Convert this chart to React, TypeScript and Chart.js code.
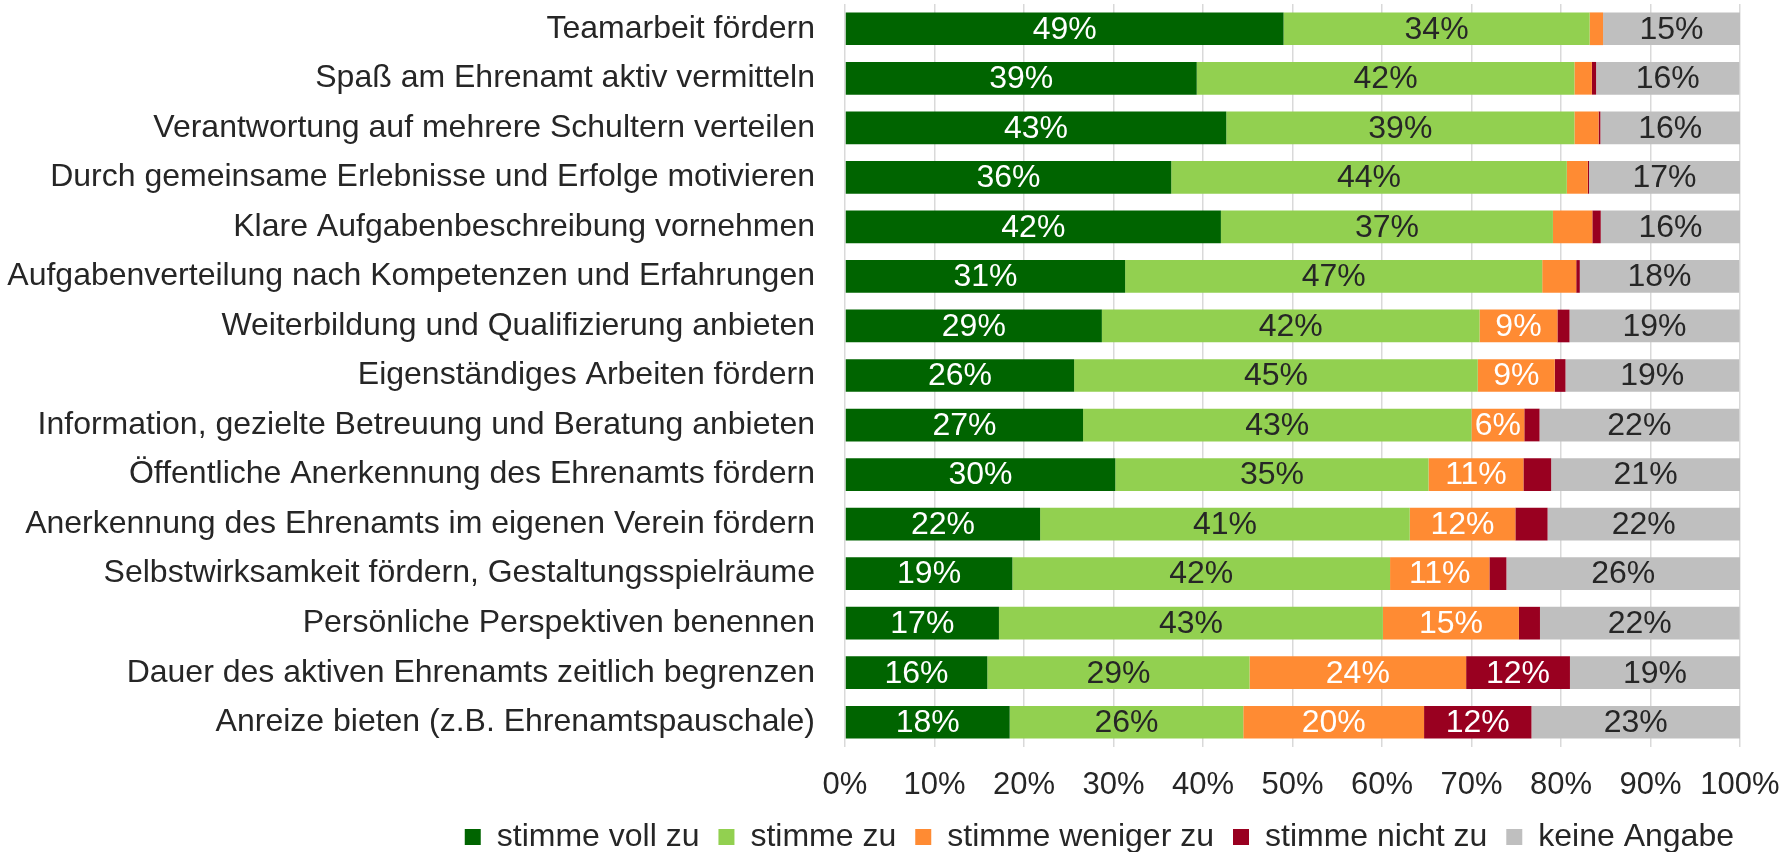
import React, { useEffect, useRef } from "react";
import { Chart, registerables } from "chart.js";

Chart.register(...registerables);

const categories = [
  "Teamarbeit fördern",
  "Spaß am Ehrenamt aktiv vermitteln",
  "Verantwortung auf mehrere Schultern verteilen",
  "Durch gemeinsame Erlebnisse und Erfolge motivieren",
  "Klare Aufgabenbeschreibung vornehmen",
  "Aufgabenverteilung nach Kompetenzen und Erfahrungen",
  "Weiterbildung und Qualifizierung anbieten",
  "Eigenständiges Arbeiten fördern",
  "Information, gezielte Betreuung und Beratung anbieten",
  "Öffentliche Anerkennung des Ehrenamts fördern",
  "Anerkennung des Ehrenamts im eigenen Verein fördern",
  "Selbstwirksamkeit fördern, Gestaltungsspielräume",
  "Persönliche Perspektiven benennen",
  "Dauer des aktiven Ehrenamts zeitlich begrenzen",
  "Anreize bieten (z.B. Ehrenamtspauschale)",
];

const stimmeVollZu = [49.0, 39.3, 42.6, 36.45, 42.0, 31.3, 28.7, 25.6, 26.6, 30.2, 21.8, 18.7, 17.2, 15.9, 18.4];
const stimmeZu = [34.2, 42.2, 38.9, 44.2, 37.1, 46.6, 42.2, 45.1, 43.4, 35.0, 41.3, 42.2, 42.9, 29.3, 26.1];
const stimmeWenigerZu = [1.5, 1.95, 2.7, 2.35, 4.4, 3.8, 8.7, 8.6, 5.9, 10.6, 11.8, 11.1, 15.2, 24.2, 20.2];
const stimmeNichtZu = [0, 0.47, 0.2, 0.13, 0.94, 0.4, 1.35, 1.2, 1.7, 3.1, 3.6, 1.9, 2.35, 11.6, 12.0];
const keineAngabe = [15.3, 16.0, 15.6, 16.87, 15.6, 17.8, 19.0, 19.4, 22.3, 21.1, 21.5, 26.1, 22.3, 19.0, 23.3];

const xTicks = [0, 10, 20, 30, 40, 50, 60, 70, 80, 90, 100];

const FONT = "'Liberation Sans', Arial, sans-serif";
const TEXT = "#262626";

const labelPlugin = {
  id: "segLabels",
  afterDatasetsDraw(chart: any) {
    const ctx = chart.ctx;
    ctx.save();
    ctx.font = `32px ${FONT}`;
    ctx.textAlign = "center";
    ctx.textBaseline = "middle";
    chart.data.datasets.forEach((ds: any, di: number) => {
      const meta = chart.getDatasetMeta(di);
      meta.data.forEach((el: any, i: number) => {
        const v = ds.data[i];
        if (v < 5) return;
        ctx.fillStyle = ds.labelColor;
        ctx.fillText(`${Math.round(v)}%`, (el.x + el.base) / 2, el.y + 1);
      });
    });
    ctx.restore();
  },
};

export default function App() {
  const ref = useRef<HTMLCanvasElement>(null);
  useEffect(() => {
    document.body.style.margin = "0";
    const chart = new Chart(ref.current!, {
      type: "bar",
      data: {
        labels: categories,
        datasets: [
          { label: "stimme voll zu", data: stimmeVollZu, backgroundColor: "#006400", labelColor: "#ffffff" },
          { label: "stimme zu", data: stimmeZu, backgroundColor: "#92D050", labelColor: TEXT },
          { label: "stimme weniger zu", data: stimmeWenigerZu, backgroundColor: "#FF8B33", labelColor: "#ffffff" },
          { label: "stimme nicht zu", data: stimmeNichtZu, backgroundColor: "#990020", labelColor: "#ffffff" },
          { label: "keine Angabe", data: keineAngabe, backgroundColor: "#BFBFBF", labelColor: TEXT },
        ] as any,
      },
      options: {
        indexAxis: "y",
        animation: false,
        responsive: false,
        maintainAspectRatio: false,
        layout: { padding: { left: 0, right: 27, top: 4, bottom: 0 } },
        datasets: { bar: { barPercentage: 0.66, categoryPercentage: 1, borderWidth: 0 } },
        scales: {
          x: {
            stacked: true,
            min: 0,
            max: 100,
            afterBuildTicks(scale: any) {
              scale.ticks = xTicks.map((v) => ({ value: v }));
            },
            afterFit(scale: any) {
              scale.height = 55;
              scale.paddingLeft = 0;
              scale.paddingRight = 40;
            },
            ticks: {
              callback: (v: any) => `${v}%`,
              font: { family: FONT, size: 31 },
              color: TEXT,
              padding: 20,
              maxRotation: 0,
              autoSkip: false,
            },
            grid: { color: "#D9D9D9", lineWidth: 1.5, drawTicks: false },
            border: { display: false },
          },
          y: {
            stacked: true,
            afterFit(scale: any) {
              scale.width = 845;
              scale.paddingTop = 0;
              scale.paddingBottom = 0;
            },
            ticks: {
              font: { family: FONT, size: 32 },
              color: TEXT,
              padding: 30,
              autoSkip: false,
            },
            grid: { display: false, drawTicks: false },
            border: { display: false },
          },
        },
        plugins: {
          tooltip: { enabled: false },
          legend: {
            position: "bottom",
            align: "end",
            maxHeight: 50,
            labels: {
              font: { family: FONT, size: 32 },
              color: TEXT,
              boxWidth: 16,
              boxHeight: 16,
              padding: 19,
            },
          },
        },
      } as any,
      plugins: [labelPlugin],
    });
    return () => chart.destroy();
  }, []);
  return (
    <div style={{ position: "absolute", left: 0, top: 0, width: 1780, height: 852, background: "#fff" }}>
      <canvas ref={ref} width={1780} height={852} style={{ width: 1780, height: 852 }} />
    </div>
  );
}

Task directions
Emit the lines of the material exactly, from its first line to the line containing "Chart.register(...registerables);", inclusive; leave every picture out.

Written answer
Convert this chart to React, TypeScript and Chart.js code.
import React, { useEffect, useRef } from "react";
import { Chart, registerables } from "chart.js";

Chart.register(...registerables);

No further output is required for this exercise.